Appointed Chief Justice in 2006 by Governor Mitt Romney.
Associate Justice 1998 - 2006

Honorable Phillip Rapoza is Chief Justice of the Appeals Court. He was born in New Bedford, Massachusetts and received his B.A. from Yale College and his J.D. from Cornell University Law School. He served as an assistant district attorney in both Suffolk and Bristol Counties before entering private practice. In 1992, he was appointed an Associate Justice of the Fall River District Court and, in 1996, he was appointed an Associate Justice of the Superior Court. He was appointed an Associate Justice of the Appeals Court in 1998, and Governor Mitt Romney appointed him Chief Justice in 2006.

Chief Justice Rapoza has participated in a number of international judicial activities. Starting in 1997, he chaired a series of bilateral programs with the Portuguese judiciary and, in 2002, the President of Portugal awarded him the rank of Commander in the Order of Prince Henry the Navigator, for "promoting closer relations between the judicial systems of our two countries." From 2003 to 2005, Chief Justice Rapoza took an unpaid leave of absence to work for the UN, serving as chief international judge of the Special Panels for Serious Crimes in East Timor. The Special Panels was a war crimes tribunal established by the UN to prosecute crimes against humanity and other serious violations of human rights committed in that country during its struggle for independence.
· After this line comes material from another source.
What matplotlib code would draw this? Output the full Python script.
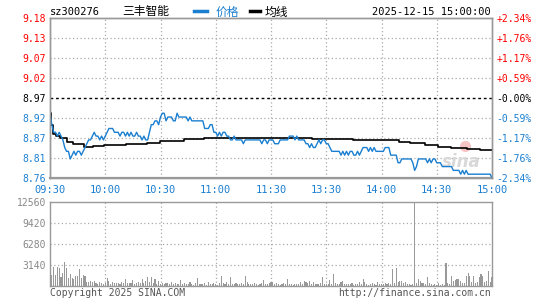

Chief Justice Rapoza later headed a UN Criminal Justice Advisory Team in Haiti and has served as an instructor and technical expert relative to the Cambodian war crimes tribunal dealing with the Khmer Rouge. He currently serves as Vice-President of the International Penal and Penitentiary Foundation and is on the Board of International Consultants for the Permanent Latin America Committee for the Review and Implementation of the Minimum Rules of the UN for the Treatment of Prisoners.